[Begin SUPPLIED DATA]
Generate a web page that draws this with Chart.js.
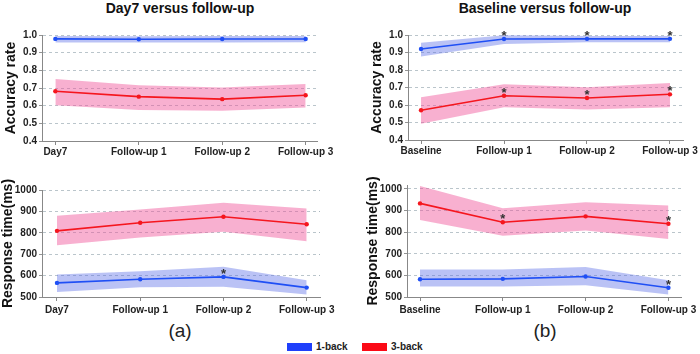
<!doctype html>
<html lang="en">
<head>
  <meta charset="utf-8">
  <title>N-back accuracy and response time</title>
  <script src="https://cdn.jsdelivr.net/npm/chart.js"></script>
  <style>
    body {
      margin: 0;
      background: #fff;
      font-family: 'Liberation Sans', Arial, sans-serif;
    }

    #wrap {
      position: relative;
      width: 700px;
      height: 354px;
      overflow: hidden;
    }

    .box {
      position: absolute;
    }

    .ttl {
      position: absolute;
      top: 0;
      font-weight: bold;
      font-size: 14px;
      color: #111;
      text-align: center;
      width: 300px;
    }

    .cap {
      position: absolute;
      top: 320px;
      font-size: 19px;
      color: #222;
      width: 40px;
      text-align: center;
    }

    .leg {
      position: absolute;
      top: 341px;
      font-size: 10px;
      font-weight: bold;
      color: #222;
      display: flex;
      align-items: center;
    }

    .leg span {
      display: inline-block;
      width: 25px;
      height: 8px;
      margin-right: 4px;
    }
  </style>
</head>
<body>
  <div id="wrap">
    <div class="ttl" style="left:30px">Day7 versus follow-up</div>
    <div class="ttl" style="left:395px">Baseline versus follow-up</div>

    <div class="box" style="left:0;top:0"><canvas id="accA" width="350" height="160"></canvas></div>
    <div class="box" style="left:366px;top:0"><canvas id="accB" width="334" height="160"></canvas></div>
    <div class="box" style="left:0;top:160px"><canvas id="rtA" width="350" height="160"></canvas></div>
    <div class="box" style="left:365px;top:160px"><canvas id="rtB" width="335" height="160"></canvas></div>

    <div class="cap" style="left:160px">(a)</div>
    <div class="cap" style="left:525px">(b)</div>

    <div class="leg" style="left:287px"><span style="background:#1f3ffb"></span>1-back</div>
    <div class="leg" style="left:362px"><span style="background:#fb0a16"></span>3-back</div>
  </div>

  <script>
    // categories
    const catsA = ['Day7', 'Follow-up 1', 'Follow-up 2', 'Follow-up 3'];
    const catsB = ['Baseline', 'Follow-up 1', 'Follow-up 2', 'Follow-up 3'];

    // accuracy, Day7 vs follow-up
    const accA1 = [0.978, 0.976, 0.977, 0.977];
    const accA1Hi = [0.995, 0.993, 0.994, 0.994];
    const accA1Lo = [0.958, 0.957, 0.958, 0.959];
    const accA3 = [0.682, 0.651, 0.637, 0.659];
    const accA3Hi = [0.751, 0.716, 0.703, 0.722];
    const accA3Lo = [0.603, 0.575, 0.571, 0.589];

    // accuracy, baseline vs follow-up
    const accB1 = [0.920, 0.977, 0.978, 0.978];
    const accB1Hi = [0.956, 0.998, 0.995, 0.995];
    const accB1Lo = [0.877, 0.948, 0.958, 0.958];
    const accB3 = [0.570, 0.653, 0.640, 0.661];
    const accB3Hi = [0.644, 0.718, 0.702, 0.726];
    const accB3Lo = [0.493, 0.587, 0.575, 0.587];

    // response time (ms), Day7 vs follow-up
    const rtA1 = [566, 583, 594, 544];
    const rtA1Hi = [605, 620, 641, 578];
    const rtA1Lo = [523, 545, 548, 512];
    const rtA3 = [809, 847, 875, 840];
    const rtA3Hi = [880, 909, 941, 914];
    const rtA3Lo = [742, 778, 805, 761];

    // response time (ms), baseline vs follow-up
    const rtB1 = [582, 584, 595, 543];
    const rtB1Hi = [627, 627, 639, 577];
    const rtB1Lo = [548, 549, 554, 512];
    const rtB3 = [933, 846, 873, 839];
    const rtB3Hi = [1013, 911, 938, 923];
    const rtB3Lo = [856, 783, 808, 768];

    // significance marks (indices into categories)
    const starsAccB1 = [1, 2, 3];
    const starsAccB3 = [1, 2, 3];
    const starsRtA1 = [2];
    const starsRtB1 = [3];
    const starsRtB3 = [1, 3];

    const accTicks = [0.4, 0.5, 0.6, 0.7, 0.8, 0.9, 1.0];
    const rtTicks = [500, 600, 700, 800, 900, 1000];

    const FONT = "'Liberation Sans', Arial, sans-serif";
    const BLUE = '#1f4ff5';
    const RED = '#f5161e';
    const BLUE_BAND = 'rgba(90, 110, 230, 0.42)';
    const RED_BAND = 'rgba(240, 80, 150, 0.45)';

    const starPlugin = {
      id: 'stars',
      afterDatasetsDraw(chart, args, opts) {
        const ctx = chart.ctx;
        const x = chart.scales.x, y = chart.scales.y;
        ctx.save();
        ctx.fillStyle = '#333';
        ctx.font = 'bold 13px ' + FONT;
        ctx.textAlign = 'center';
        ctx.textBaseline = 'alphabetic';
        (opts.items || []).forEach(it => {
          it.idx.forEach(i => {
            ctx.fillText('*', x.getPixelForValue(i), y.getPixelForValue(it.values[i]) + 1);
          });
        });
        ctx.restore();
      }
    };

    function pts(arr) {
      return arr.map((v, i) => ({ x: i, y: v }));
    }

    function series(mean, hi, lo, line, band) {
      return [
        { data: pts(hi), fill: '+1', backgroundColor: band, borderWidth: 0, pointRadius: 0, order: 2, clip: false },
        { data: pts(lo), fill: false, borderWidth: 0, pointRadius: 0, order: 2, clip: false },
        {
          data: pts(mean), fill: false, borderColor: line, backgroundColor: line, borderWidth: 1.6,
          pointRadius: 2.2, pointBorderWidth: 0, order: 1, clip: false
        }
      ];
    }

    function makeChart(id, cfg) {
      new Chart(document.getElementById(id), {
        type: 'line',
        data: { datasets: cfg.datasets },
        plugins: [starPlugin],
        options: {
          responsive: false,
          animation: false,
          layout: { padding: { top: cfg.top, right: cfg.right, left: 0, bottom: 0 } },
          plugins: {
            legend: { display: false },
            tooltip: { enabled: false },
            stars: { items: cfg.stars }
          },
          scales: {
            x: {
              type: 'linear',
              min: cfg.xmin,
              max: cfg.xmax,
              afterBuildTicks: s => { s.ticks = cfg.cats.map((_, i) => ({ value: i })); },
              afterFit: s => { s.height = cfg.xh; },
              grid: { display: true, drawOnChartArea: false, drawTicks: true, tickLength: 4, color: '#888' },
              border: { display: true, color: '#888', width: 1 },
              ticks: {
                autoSkip: false, maxRotation: 0, padding: cfg.xpad,
                color: '#222', font: { family: FONT, size: 10, weight: 'bold' },
                callback: v => cfg.cats[v]
              }
            },
            y: {
              min: cfg.ticks[0],
              max: cfg.ymax,
              afterBuildTicks: s => { s.ticks = cfg.ticks.map(v => ({ value: v })); },
              afterFit: s => { s.width = 42; },
              grid: { color: '#a9b6be', lineWidth: 0.8, drawTicks: true, tickLength: 3, tickColor: '#777' },
              border: { display: true, color: '#888', width: 1, dash: [3, 3] },
              ticks: {
                padding: 2, color: '#222', font: { family: FONT, size: 10, weight: 'bold' },
                callback: v => cfg.fmt(v)
              },
              title: {
                display: true, text: cfg.ytitle, color: '#111',
                font: { family: FONT, size: 14, weight: 'bold' },
                padding: { top: cfg.tpad, bottom: 0 }
              }
            }
          }
        }
      });
    }

    const fmtAcc = v => v.toFixed(1);
    const fmtRt = v => String(v);

    makeChart('accA', {
      cats: catsA, ticks: accTicks, ymax: 1.0, fmt: fmtAcc, ytitle: 'Accuracy rate',
      top: 35, right: 33, xh: 19, xpad: 1, tpad: 3, xmin: -0.16, xmax: 3.136,
      datasets: [...series(accA1, accA1Hi, accA1Lo, BLUE, BLUE_BAND), ...series(accA3, accA3Hi, accA3Lo, RED, RED_BAND)],
      stars: []
    });

    makeChart('accB', {
      cats: catsB, ticks: accTicks, ymax: 1.0, fmt: fmtAcc, ytitle: 'Accuracy rate',
      top: 35, right: 17, xh: 20, xpad: 1, tpad: 3, xmin: -0.157, xmax: 3.157,
      datasets: [...series(accB1, accB1Hi, accB1Lo, BLUE, BLUE_BAND), ...series(accB3, accB3Hi, accB3Lo, RED, RED_BAND)],
      stars: [{ values: accB1, idx: starsAccB1 }, { values: accB3, idx: starsAccB3 }]
    });

    makeChart('rtA', {
      cats: catsA, ticks: rtTicks, ymax: 1000, fmt: fmtRt, ytitle: 'Response time(ms)',
      top: 30, right: 30, xh: 23, xpad: 3, tpad: 0, xmin: -0.18, xmax: 3.16,
      datasets: [...series(rtA1, rtA1Hi, rtA1Lo, BLUE, BLUE_BAND), ...series(rtA3, rtA3Hi, rtA3Lo, RED, RED_BAND)],
      stars: [{ values: rtA1, idx: starsRtA1 }]
    });

    makeChart('rtB', {
      cats: catsB, ticks: rtTicks, ymax: 1018, fmt: fmtRt, ytitle: 'Response time(ms)',
      top: 25, right: 17, xh: 23, xpad: 3, tpad: 0, xmin: -0.157, xmax: 3.157,
      datasets: [...series(rtB1, rtB1Hi, rtB1Lo, BLUE, BLUE_BAND), ...series(rtB3, rtB3Hi, rtB3Lo, RED, RED_BAND)],
      stars: [{ values: rtB1, idx: starsRtB1 }, { values: rtB3, idx: starsRtB3 }]
    });
  </script>
</body>
</html>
[End SUPPLIED DATA]
Copy nothing but the lines from the top of the data down to the line containing "const catsB = ['Baseline', 'Follow-up", and leave the pictures out.

Generate a web page that draws this with Chart.js.
<!doctype html>
<html lang="en">
<head>
  <meta charset="utf-8">
  <title>N-back accuracy and response time</title>
  <script src="https://cdn.jsdelivr.net/npm/chart.js"></script>
  <style>
    body {
      margin: 0;
      background: #fff;
      font-family: 'Liberation Sans', Arial, sans-serif;
    }

    #wrap {
      position: relative;
      width: 700px;
      height: 354px;
      overflow: hidden;
    }

    .box {
      position: absolute;
    }

    .ttl {
      position: absolute;
      top: 0;
      font-weight: bold;
      font-size: 14px;
      color: #111;
      text-align: center;
      width: 300px;
    }

    .cap {
      position: absolute;
      top: 320px;
      font-size: 19px;
      color: #222;
      width: 40px;
      text-align: center;
    }

    .leg {
      position: absolute;
      top: 341px;
      font-size: 10px;
      font-weight: bold;
      color: #222;
      display: flex;
      align-items: center;
    }

    .leg span {
      display: inline-block;
      width: 25px;
      height: 8px;
      margin-right: 4px;
    }
  </style>
</head>
<body>
  <div id="wrap">
    <div class="ttl" style="left:30px">Day7 versus follow-up</div>
    <div class="ttl" style="left:395px">Baseline versus follow-up</div>

    <div class="box" style="left:0;top:0"><canvas id="accA" width="350" height="160"></canvas></div>
    <div class="box" style="left:366px;top:0"><canvas id="accB" width="334" height="160"></canvas></div>
    <div class="box" style="left:0;top:160px"><canvas id="rtA" width="350" height="160"></canvas></div>
    <div class="box" style="left:365px;top:160px"><canvas id="rtB" width="335" height="160"></canvas></div>

    <div class="cap" style="left:160px">(a)</div>
    <div class="cap" style="left:525px">(b)</div>

    <div class="leg" style="left:287px"><span style="background:#1f3ffb"></span>1-back</div>
    <div class="leg" style="left:362px"><span style="background:#fb0a16"></span>3-back</div>
  </div>

  <script>
    // categories
    const catsA = ['Day7', 'Follow-up 1', 'Follow-up 2', 'Follow-up 3'];
    const catsB = ['Baseline', 'Follow-up 1', 'Follow-up 2', 'Follow-up 3'];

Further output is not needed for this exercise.